Danske Bank A/S could be hit with fines following fresh allegations by authorities in Estonia of failures in anti-money laundering controls, according to analysts.
The Estonian regulator, Finantsinspektsioon, said Feb. 27 that it will launch an investigation to find out whether Denmark-based Danske Bank had known about money laundering that took place at its unit in the country in 2013.
The bank had previously shut down 20 customer accounts after a whistleblower warned that its branch in Estonia, a small nation of 1.3 million in northeastern Europe, was being used in potential money laundering activities connected to Russia, The (U.K.) Guardian reported Feb. 26. The accounts were allegedly being used to move funds through British companies by members of Russian President Vladimir Putin's family and the spy agency, the Federal Security Service, or FSB.

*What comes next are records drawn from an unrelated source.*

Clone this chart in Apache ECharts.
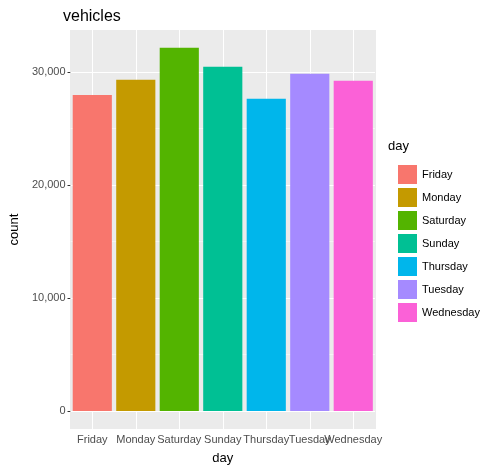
<!DOCTYPE html>
<html><head><meta charset="utf-8">
<script src="https://cdn.jsdelivr.net/npm/echarts@6/dist/echarts.min.js"></script>
<style>body{margin:0;background:#fff}#chart{width:502px;height:473px}</style>
</head><body><div id="chart"></div>
<script>
var days = ['Friday', 'Monday', 'Saturday', 'Sunday', 'Thursday', 'Tuesday', 'Wednesday'];
var counts = [27960, 29290, 32120, 30440, 27610, 29820, 29200];
var colors = ['#F8766D', '#C49A00', '#53B400', '#00C094', '#00B6EB', '#A58AFF', '#FB61D7'];
var yTicks = [0, 10000, 20000, 30000];
var yMinor = [5000, 15000, 25000];

var myChart = echarts.init(document.getElementById('chart'));
var series = days.map(function (d, i) {
    var data = days.map(function (x, j) { return j === i ? counts[j] : '-'; });
    return {
        name: d, type: 'bar', stack: 'a', data: data, z: 10,
        barCategoryGap: '10%', itemStyle: {color: colors[i]}, xAxisIndex: 0
    };
});
option = {
    textStyle: {fontFamily: 'Liberation Sans'},
    title: {text: 'vehicles', left: 58, top: 4, textStyle: {fontSize: 16, fontWeight: 'normal', color: '#000'}},
    grid: {left: 65, right: 127, top: 30, bottom: 44, show: true, backgroundColor: '#EBEBEB', borderWidth: 0},
    legend: {
        orient: 'vertical', left: 393, top: 160, itemWidth: 19, itemHeight: 19, itemGap: 4,
        icon: 'rect', textStyle: {fontSize: 11, color: '#000'}, data: days
    },
    graphic: [{type: 'text', left: 388, top: 140, style: {text: 'day', fontSize: 13, fill: '#000', fontFamily: 'Liberation Sans'}}],
    xAxis: [{
        type: 'category', data: days, name: 'day', nameLocation: 'middle', nameGap: 23,
        nameTextStyle: {fontSize: 13, color: '#000'},
        axisLine: {show: false}, axisTick: {alignWithLabel: true, length: 3, lineStyle: {color: '#333'}},
        axisLabel: {color: '#4D4D4D', fontSize: 11, interval: 0, margin: 5},
        splitLine: {show: false}
    }, {
        type: 'value', min: 0, max: 14, interval: 1, show: true, position: 'bottom',
        axisLine: {show: false}, axisTick: {show: false}, axisLabel: {show: false},
        splitLine: {show: true, lineStyle: {color: ['#EBEBEB', '#ffffff'], width: 1}}
    }],
    yAxis: {
        type: 'value', min: -1600, max: 33700,
        name: 'count', nameLocation: 'middle', nameGap: 44, nameTextStyle: {fontSize: 13, color: '#000'},
        axisLine: {show: false},
        axisTick: {show: true, length: 3, customValues: yTicks, lineStyle: {color: '#333'}},
        axisLabel: {color: '#4D4D4D', fontSize: 11, margin: 5, customValues: yTicks},
        splitLine: {show: false}
    },
    series: series.concat([{
        type: 'line', data: [], z: 1, markLine: {
            silent: true, symbol: 'none', label: {show: false}, z: 1,
            data: yTicks.map(function (v) { return {yAxis: v, lineStyle: {color: '#fff', width: 1.2, type: 'solid'}}; })
                .concat(yMinor.map(function (v) { return {yAxis: v, lineStyle: {color: '#fff', width: 0.5, type: 'solid'}}; }))
        }
    }])
};
myChart.setOption(option);
</script></body></html>
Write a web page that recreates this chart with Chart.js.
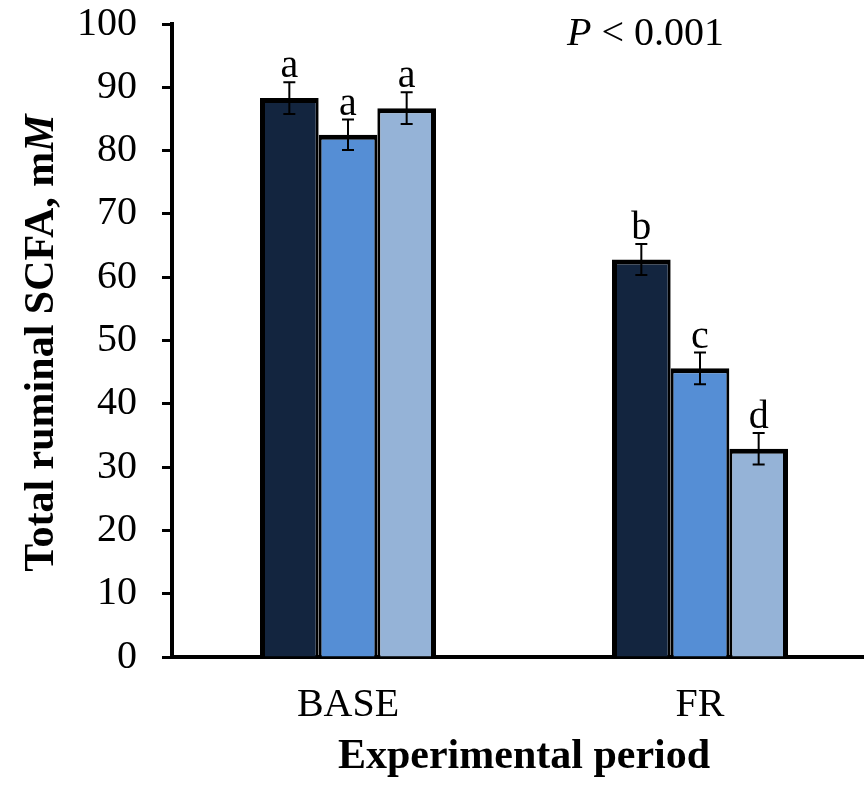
<!DOCTYPE html>
<html>
<head>
<meta charset="utf-8">
<script src="https://cdn.jsdelivr.net/npm/chart.js@4/dist/chart.umd.min.js"></script>
<style>
  html, body { margin: 0; padding: 0; background: #fff; overflow: hidden; width: 864px; height: 787px; }
  canvas { display: block; }
</style>
</head>
<body>
<canvas id="c" width="876" height="787"></canvas>
<script>
// ---- data ----
const categories = ['BASE', 'FR'];
const treatment1 = [88.3, 62.8];
const treatment2 = [82.5, 45.6];
const treatment3 = [86.7, 32.9];
const error1 = [2.5, 2.45];
const error2 = [2.4, 2.5];
const error3 = [2.5, 2.5];
const letters1 = ['a', 'b'];
const letters2 = ['a', 'c'];
const letters3 = ['a', 'd'];
const yTicks = [0, 10, 20, 30, 40, 50, 60, 70, 80, 90, 100];

const serif = '"Liberation Serif", "Times New Roman", serif';
const colors = ['#13253F', '#558ED5', '#95B3D7'];
const errors = [error1, error2, error3];
const letters = [letters1, letters2, letters3];

const annotate = {
  id: 'annotate',
  afterDatasetsDraw(chart) {
    const ctx = chart.ctx;
    const ys = chart.scales.y;
    ctx.save();
    chart.data.datasets.forEach((ds, i) => {
      const meta = chart.getDatasetMeta(i);
      meta.data.forEach((el, j) => {
        const v = ds.data[j], e = errors[i][j];
        const x = el.x;
        const yt = ys.getPixelForValue(v + e);
        const yb = ys.getPixelForValue(v - e);
        ctx.strokeStyle = '#000';
        ctx.lineWidth = 2;
        ctx.beginPath();
        ctx.moveTo(x, yt); ctx.lineTo(x, yb);
        ctx.moveTo(x - 6, yt); ctx.lineTo(x + 6, yt);
        ctx.moveTo(x - 6, yb); ctx.lineTo(x + 6, yb);
        ctx.stroke();
        ctx.fillStyle = '#000';
        ctx.font = '40px ' + serif;
        ctx.textAlign = 'center';
        ctx.textBaseline = 'alphabetic';
        ctx.fillText(letters[i][j], x, yt - 5);
      });
    });
    // P value
    ctx.textAlign = 'left';
    ctx.textBaseline = 'alphabetic';
    ctx.font = 'italic 40px ' + serif;
    ctx.fillText('P', 567, 45);
    const pw = ctx.measureText('P').width;
    ctx.font = '40px ' + serif;
    ctx.fillText(' < 0.001', 567 + pw, 45);
    // Y title
    ctx.translate(53, 343);
    ctx.rotate(-Math.PI / 2);
    ctx.font = 'bold 42px ' + serif;
    const t1 = 'Total ruminal SCFA, m';
    const w1 = ctx.measureText(t1).width;
    ctx.font = 'bold italic 42px ' + serif;
    const w2 = ctx.measureText('M').width;
    const start = -(w1 + w2) / 2;
    ctx.font = 'bold 42px ' + serif;
    ctx.fillText(t1, start, 0);
    ctx.font = 'bold italic 42px ' + serif;
    ctx.fillText('M', start + w1, 0);
    ctx.restore();
  }
};

const borderW = [
  {top: 5, left: 5, right: 3, bottom: 0},
  {top: 5, left: 3, right: 3, bottom: 0},
  {top: 5, left: 3, right: 5, bottom: 0}
];

new Chart(document.getElementById('c'), {
  type: 'bar',
  data: {
    labels: categories,
    datasets: [treatment1, treatment2, treatment3].map((d, i) => ({
      label: 'T' + (i + 1),
      data: d,
      backgroundColor: colors[i],
      borderColor: '#000',
      borderWidth: borderW[i],
      borderSkipped: 'start',
      categoryPercentage: 0.5,
      barPercentage: 1.0
    }))
  },
  options: {
    responsive: false,
    animation: false,
    devicePixelRatio: 1,
    layout: { padding: { top: 1, left: 0, right: 0, bottom: 0 } },
    plugins: { legend: { display: false }, tooltip: { enabled: false } },
    scales: {
      x: {
        offset: true,
        grid: { display: true, drawOnChartArea: false, drawTicks: false, color: 'rgba(0,0,0,0)' },
        border: { display: true, color: '#000', width: 4 },
        ticks: { color: '#000', font: { family: serif, size: 40 }, padding: 24, maxRotation: 0 },
        title: { display: true, text: 'Experimental period', color: '#000',
                 font: { family: serif, size: 42, weight: 'bold' }, padding: { top: 0, bottom: 5 } },
        afterFit(s) { s.height = 130; s.paddingLeft = 0; s.paddingRight = 0; }
      },
      y: {
        min: 0, max: 100,
        afterBuildTicks(s) { s.ticks = yTicks.map(v => ({ value: v })); },
        grid: { display: true, drawOnChartArea: false, drawTicks: true, tickLength: 10,
                tickWidth: 3, tickColor: '#000' },
        border: { display: true, color: '#000', width: 4 },
        ticks: { color: '#000', font: { family: serif, size: 40 }, padding: 25 },
        afterFit(s) { s.width = 172; s.paddingTop = 24; s.paddingBottom = 24; }
      }
    }
  },
  plugins: [annotate]
});
</script>
</body>
</html>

"We believe material fines or legal costs could potentially emerge, especially if it turns out that Danske Bank was in fact not fully cooperative with or even misleading authorities," Simon Hagbart Madsen, a bank analyst at Jyske Bank, said in an email.

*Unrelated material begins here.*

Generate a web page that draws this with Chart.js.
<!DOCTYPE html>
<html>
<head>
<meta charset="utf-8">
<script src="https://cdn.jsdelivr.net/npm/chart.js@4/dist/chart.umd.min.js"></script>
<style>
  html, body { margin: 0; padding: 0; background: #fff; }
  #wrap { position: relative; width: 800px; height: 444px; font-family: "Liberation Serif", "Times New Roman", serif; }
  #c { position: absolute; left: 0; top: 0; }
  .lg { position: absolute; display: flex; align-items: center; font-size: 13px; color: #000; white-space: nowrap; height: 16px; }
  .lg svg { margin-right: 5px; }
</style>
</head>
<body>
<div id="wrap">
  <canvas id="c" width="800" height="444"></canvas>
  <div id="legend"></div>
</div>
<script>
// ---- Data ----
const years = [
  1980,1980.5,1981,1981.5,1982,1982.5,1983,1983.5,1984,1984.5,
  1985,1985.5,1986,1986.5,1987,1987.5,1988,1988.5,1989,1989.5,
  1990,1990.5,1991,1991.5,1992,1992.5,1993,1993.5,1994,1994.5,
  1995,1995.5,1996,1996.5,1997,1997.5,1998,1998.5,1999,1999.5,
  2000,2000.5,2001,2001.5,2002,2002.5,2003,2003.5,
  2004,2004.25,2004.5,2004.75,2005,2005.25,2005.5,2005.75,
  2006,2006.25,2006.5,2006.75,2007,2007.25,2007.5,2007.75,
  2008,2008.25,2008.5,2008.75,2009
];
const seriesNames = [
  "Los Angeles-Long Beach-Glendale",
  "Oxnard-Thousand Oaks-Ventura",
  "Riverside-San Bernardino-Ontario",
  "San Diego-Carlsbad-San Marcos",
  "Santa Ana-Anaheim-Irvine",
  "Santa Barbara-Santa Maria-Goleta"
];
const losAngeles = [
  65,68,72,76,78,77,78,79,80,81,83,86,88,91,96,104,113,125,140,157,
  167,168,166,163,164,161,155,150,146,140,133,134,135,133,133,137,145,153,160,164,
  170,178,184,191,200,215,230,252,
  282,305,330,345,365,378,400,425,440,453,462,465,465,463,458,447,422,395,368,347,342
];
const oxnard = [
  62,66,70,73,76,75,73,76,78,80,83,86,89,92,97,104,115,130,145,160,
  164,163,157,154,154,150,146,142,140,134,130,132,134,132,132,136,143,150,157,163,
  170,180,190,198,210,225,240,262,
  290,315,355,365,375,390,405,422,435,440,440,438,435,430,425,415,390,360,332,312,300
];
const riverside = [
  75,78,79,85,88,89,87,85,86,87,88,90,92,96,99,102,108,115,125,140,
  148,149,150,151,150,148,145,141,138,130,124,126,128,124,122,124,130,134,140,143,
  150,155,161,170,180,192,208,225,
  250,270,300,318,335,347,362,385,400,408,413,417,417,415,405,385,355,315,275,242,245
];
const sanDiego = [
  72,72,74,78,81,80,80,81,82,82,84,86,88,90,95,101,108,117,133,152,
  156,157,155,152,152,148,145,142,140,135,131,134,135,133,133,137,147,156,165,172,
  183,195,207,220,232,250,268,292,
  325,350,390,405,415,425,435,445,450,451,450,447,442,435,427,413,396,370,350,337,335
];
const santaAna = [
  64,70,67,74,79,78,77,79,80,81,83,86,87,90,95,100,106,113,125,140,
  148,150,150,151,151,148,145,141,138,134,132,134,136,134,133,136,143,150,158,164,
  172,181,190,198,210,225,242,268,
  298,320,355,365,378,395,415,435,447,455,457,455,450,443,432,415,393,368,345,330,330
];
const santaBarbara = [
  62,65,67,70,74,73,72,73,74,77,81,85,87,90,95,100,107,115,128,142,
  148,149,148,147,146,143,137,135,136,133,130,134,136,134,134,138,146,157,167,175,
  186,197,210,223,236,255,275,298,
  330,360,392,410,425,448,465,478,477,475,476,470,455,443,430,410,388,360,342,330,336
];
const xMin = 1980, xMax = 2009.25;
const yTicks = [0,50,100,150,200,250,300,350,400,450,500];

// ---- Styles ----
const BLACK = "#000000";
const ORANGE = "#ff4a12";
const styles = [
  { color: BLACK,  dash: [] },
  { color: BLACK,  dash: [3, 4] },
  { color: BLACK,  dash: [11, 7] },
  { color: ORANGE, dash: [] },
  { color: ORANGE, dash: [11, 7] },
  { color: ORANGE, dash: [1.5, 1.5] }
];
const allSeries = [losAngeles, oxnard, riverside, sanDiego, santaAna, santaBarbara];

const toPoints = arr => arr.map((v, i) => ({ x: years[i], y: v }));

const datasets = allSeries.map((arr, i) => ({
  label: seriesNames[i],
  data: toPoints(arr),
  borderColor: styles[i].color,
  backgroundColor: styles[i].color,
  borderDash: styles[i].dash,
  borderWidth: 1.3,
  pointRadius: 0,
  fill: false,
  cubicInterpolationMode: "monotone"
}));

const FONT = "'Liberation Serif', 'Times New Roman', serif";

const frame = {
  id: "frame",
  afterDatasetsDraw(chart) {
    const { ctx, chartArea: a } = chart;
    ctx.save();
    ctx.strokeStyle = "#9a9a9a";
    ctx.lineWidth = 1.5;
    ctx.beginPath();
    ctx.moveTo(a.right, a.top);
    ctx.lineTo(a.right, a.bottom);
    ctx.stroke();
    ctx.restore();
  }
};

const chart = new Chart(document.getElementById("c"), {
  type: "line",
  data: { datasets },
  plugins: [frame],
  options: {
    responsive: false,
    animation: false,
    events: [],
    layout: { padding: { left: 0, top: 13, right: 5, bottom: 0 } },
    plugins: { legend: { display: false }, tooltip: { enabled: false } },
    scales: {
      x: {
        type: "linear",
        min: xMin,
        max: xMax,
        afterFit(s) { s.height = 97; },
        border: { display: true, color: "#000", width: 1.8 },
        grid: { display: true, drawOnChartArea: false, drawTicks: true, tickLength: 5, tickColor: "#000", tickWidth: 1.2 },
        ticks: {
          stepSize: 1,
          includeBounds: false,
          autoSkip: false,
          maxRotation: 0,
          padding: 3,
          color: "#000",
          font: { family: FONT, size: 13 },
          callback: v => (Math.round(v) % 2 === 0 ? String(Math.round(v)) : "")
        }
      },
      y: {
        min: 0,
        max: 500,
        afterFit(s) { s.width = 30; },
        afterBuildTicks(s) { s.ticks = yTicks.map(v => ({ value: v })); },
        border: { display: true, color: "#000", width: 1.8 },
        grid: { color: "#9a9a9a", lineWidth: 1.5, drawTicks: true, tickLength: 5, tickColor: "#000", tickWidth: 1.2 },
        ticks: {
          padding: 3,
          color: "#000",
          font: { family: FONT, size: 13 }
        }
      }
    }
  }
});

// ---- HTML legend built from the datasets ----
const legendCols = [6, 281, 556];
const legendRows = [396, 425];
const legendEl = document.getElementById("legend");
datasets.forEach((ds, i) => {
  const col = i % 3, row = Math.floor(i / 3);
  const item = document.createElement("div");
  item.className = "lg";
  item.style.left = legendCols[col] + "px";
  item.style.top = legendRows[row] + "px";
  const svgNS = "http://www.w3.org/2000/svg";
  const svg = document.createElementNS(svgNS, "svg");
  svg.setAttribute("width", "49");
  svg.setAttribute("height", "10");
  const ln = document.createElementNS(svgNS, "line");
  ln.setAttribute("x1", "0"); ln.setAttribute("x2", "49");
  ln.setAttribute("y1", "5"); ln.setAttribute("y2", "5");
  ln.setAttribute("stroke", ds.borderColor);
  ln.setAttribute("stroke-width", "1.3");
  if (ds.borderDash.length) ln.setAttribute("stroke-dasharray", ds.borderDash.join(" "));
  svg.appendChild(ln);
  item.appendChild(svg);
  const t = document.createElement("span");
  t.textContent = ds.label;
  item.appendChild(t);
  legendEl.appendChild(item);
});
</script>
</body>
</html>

Another analyst who covers Nordic banks, speaking on condition of anonymity, said in an interview that a fine could not be ruled out, and that the bank's CEO Thomas Borgen could come under pressure to resign if it transpires that Danske Bank failed to respond properly to an internal whistleblower.
When contacted by S&P Global Market Intelligence, Danske Bank, Denmark's largest bank by assets, said it is in "constructive dialogue" with the Estonian authorities but could not comment on the details. Danske Bank did not respond to a request for clarification about the exact timing and nature of its own internal investigations following the closure of the accounts at its Estonian unit.
"We have launched a thorough investigation to get to the bottom of the events at that time in our Estonian branch," the bank's head of group compliance, Anders Meinert Jørgensen, said in an email. "We cannot comment [on] the matter further, until the investigation has finalized."
Money laundering controls
Other global banks have faced hefty penalties in recent years in connection with anti-money laundering processes. In 2017, Deutsche Bank AG was fined a combined $630 million by the U.K. and U.S. authorities for failure to prevent Russian money laundering, and for putting the U.K. in danger of financial crime. In 2012, HSBC Holdings Plc was hit with a $1.92 billion fine by U.S. authorities for failing to prevent money laundering related to Mexican drug money.
Danske Bank's share price dropped on Feb. 27, after news of the Estonian investigation broke, from a closing price of 250.1 Danish kroner on Feb. 26 to a daily low of 240.2 kroner on Feb. 27. The shares closed at 242.5 kroner on March 2.
The probe will not necessarily have undermined shareholders' trust in Danske Bank's management, but it will have "raised eyebrows," Leonhardt Pihl, CEO of the Danish Shareholders' Association, said in an email. He also did not rule out the possibility of Danish shareholders selling Danske Bank shares for ethical reasons over potential complicity in money laundering, but said much will depend on further clarification regarding what actually happened.
Shareholders have been promised "a full explanation" of events in Estonia, and if that is satisfactory, it is unlikely that any grudges will be held against Borgen, Pihl said. Investors have generally been impressed by the CEO's track record, and that of his management team. Borgen was brought in in 2013 after the bank's board ousted his predecessor Eivind Kolding, citing the need for a more experienced banker in the top job.
But if the report leaves too many questions unanswered, more "long-lasting damage" could be expected, Pihl said.
Some have a more critical view of Danske Bank's behavior. Jakob Dedenroth Bernhoft, an anti-money laundering expert and lawyer at Danish law firm Revisor Jura, said he saw the allegations of money laundering as a sign of "massive management failure" at the bank's Estonian business, and that the parent company seems not to have had sufficient control over the subsidiary.
"What is surprising is that Danske Bank Denmark was warned in 2013 that there were major problems in Danske Bank Estonia — both by the whistleblower [and] the bank's own internal audit," he said in an email, adding that the bank might have "underestimated" the scale of the problems.
French authorities previously placed Danske Bank under investigation in October 2017, relating to alleged money laundering over transfers of €15 million to France by its clients in Estonia between 2008 and 2011. However, the Tribunal de Grande Instance de Paris changed the bank's status in the probe to that of an "assisted witness" in early 2018.
Borgen told analysts during a February earnings call that Danske Bank was continuing with its own internal investigation despite the fact that the French authorities had closed their case, to make sure that it learned all the necessary lessons from the incident.